By adding in these species, scientists can see changes in the reaction rates or products. Derrah mentioned that certain reactions occur faster in certain phases, as some reactions only occur in the gas phase or only occur at a gas liquid interface. Researchers can compare the rates of gas phase and heterogeneous reactions. 

Taking this perspective to molecules like N2O5, researchers at CAICE would expect that adding ions to the solution should result in more reactions occurring. However, only about 3% of collisions at a surface result in irreversible loss of N2O5, so it is likely a rate limiting step occurs that sets a maximum of how much will react.

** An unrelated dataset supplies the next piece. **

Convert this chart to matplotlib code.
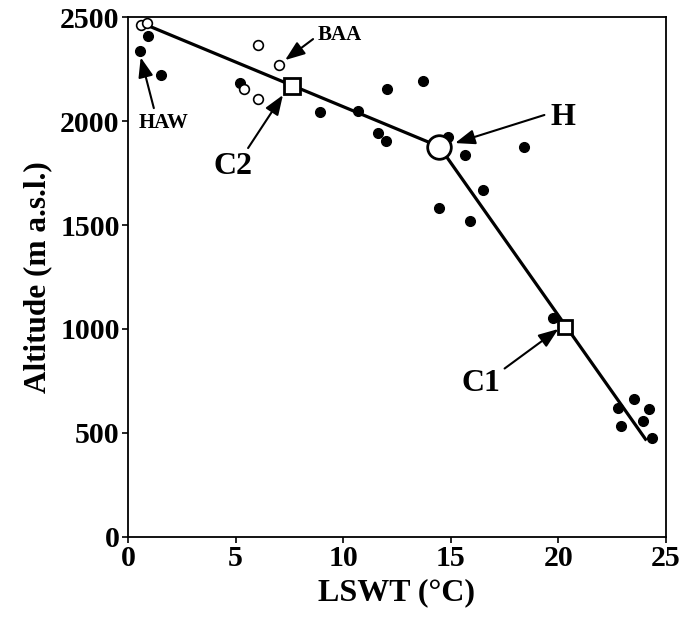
import matplotlib.pyplot as plt

plt.rcParams['font.family'] = ['Liberation Serif', 'DejaVu Serif']
plt.rcParams['font.weight'] = 'bold'

# Lagos (pontos cheios)
lswt_filled = [0.56, 0.94, 1.53, 5.19, 8.94, 10.71, 11.64, 11.97, 12.05, 13.72,
               14.85, 15.68, 18.41, 16.48, 14.47, 15.88, 19.73,
               23.5, 22.78, 24.2, 23.93, 22.9, 24.35]
alt_filled = [2338, 2409, 2220, 2181, 2045, 2048, 1941, 1904, 2152, 2192,
              1925, 1837, 1877, 1668, 1583, 1521, 1054,
              663, 622, 615, 558, 534, 477]

# Pontos abertos
lswt_open = [0.59, 0.89, 6.06, 7.0, 5.37, 6.06]
alt_open = [2462, 2470, 2365, 2269, 2155, 2106]

# Linha do modelo
lswt_line = [0.85, 14.47, 24.05]
alt_line = [2462, 1877, 470]

# Pontos especiais
c2 = (7.61, 2170)
c1 = (20.31, 1011)
h = (14.47, 1877)

fig = plt.figure(figsize=(6.82, 6.17), dpi=100)
ax = fig.add_axes([0.1877, 0.1297, 0.9765 - 0.1877, 0.9724 - 0.1297])

ax.plot(lswt_line, alt_line, color='black', lw=2.3, zorder=2)
ax.plot(lswt_filled, alt_filled, 'o', color='black', ms=7, zorder=3)
ax.plot(lswt_open, alt_open, 'o', mfc='white', mec='black', mew=1.2, ms=7, zorder=3)
ax.plot(*c2, 's', mfc='white', mec='black', mew=2, ms=11, zorder=4)
ax.plot(*c1, 's', mfc='white', mec='black', mew=2, ms=10, zorder=4)
ax.plot(*h, 'o', mfc='white', mec='black', mew=2, ms=17, zorder=4)

seta = dict(arrowstyle='-|>,head_length=0.8,head_width=0.3', color='black',
            lw=1.5, mutation_scale=15, shrinkA=0, shrinkB=0)

# (texto, posição do texto, ponta da seta, cauda da seta, tamanho)
anotacoes = [
    ('BAA', (8.8, 2413), (7.3, 2293), (8.6, 2394), 15, 'left'),
    ('HAW', (1.67, 1990), (0.59, 2306), (1.2, 2062), 15, 'center'),
    ('C2', (4.88, 1779), (7.2, 2125), (5.58, 1870), 23, 'center'),
    ('H', (20.2, 2019), (15.2, 1894), (19.35, 2029), 23, 'center'),
    ('C1', (16.4, 740), (20.0, 1000), (17.5, 810), 23, 'center'),
]
for txt, pos, ponta, cauda, fs, ha in anotacoes:
    ax.annotate('', xy=ponta, xytext=cauda, arrowprops=seta)
    ax.text(pos[0], pos[1], txt, fontsize=fs, fontweight='bold', ha=ha, va='center')

ax.set_xlim(0, 25)
ax.set_ylim(0, 2500)
ax.set_xticks([0, 5, 10, 15, 20, 25])
ax.set_yticks([0, 500, 1000, 1500, 2000, 2500])
ax.tick_params(direction='out', length=4, width=1.2, labelsize=21.5, pad=2)
for lab in ax.get_xticklabels() + ax.get_yticklabels():
    lab.set_fontweight('bold')
for s in ax.spines.values():
    s.set_linewidth(1.3)

ax.set_xlabel('LSWT (°C)', fontsize=23, fontweight='bold', labelpad=4)
ax.set_ylabel('Altitude (m a.s.l.)', fontsize=22.5, fontweight='bold', labelpad=6)

fig.savefig('out.png', dpi=100)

To date, CAICE scientists don’t entirely understand the mechanism of how N2O5 reacts, as the previously used model disagrees with recent computations from CAICE. The current model is based on a resistor model, Derrah said, which assumes a molecule faces resistance from other gas molecules blocking it when approaching a surface. 

Using a resistor model for the surface adsorption of N2O5 implies that the rate limiting step could be the dissociation of the molecule into NO3 and an NO2+ ion. However, researchers are now beginning to believe that the molecule places partial charges on each nitrogen atom, and the positively charged nitrogen becomes the site of substitution for water molecules.

“What we’re seeing experimentally is a way to explain why we have a rate limiting reaction step that isn’t affected by our ion concentration in the water.”

While CAICE primarily studies N2O5 at the surface of aqueous aerosols, understanding reactions of these molecules at surfaces can serve as a framework for observing other atmospherically relevant molecules. Thus, CAICE can use what it’s learning at interfaces to better understand air quality with respect to all sorts of molecules.

Environmental chemistry became an academic priority for Derrah after he took a chemistry course with a professor studying water quality of a lake bed. This interest in environmental chemistry manifested itself when he discovered the science going on at CAICE.

“I’ve kind of taken it from the lens of trying to characterize what happens in the environment, what kind of chemistry goes on in the world and just understand that. If I can find a solution to a lot of our problems, great. But if not, I can at least start some ground work for other people to find solutions to some of these problems.”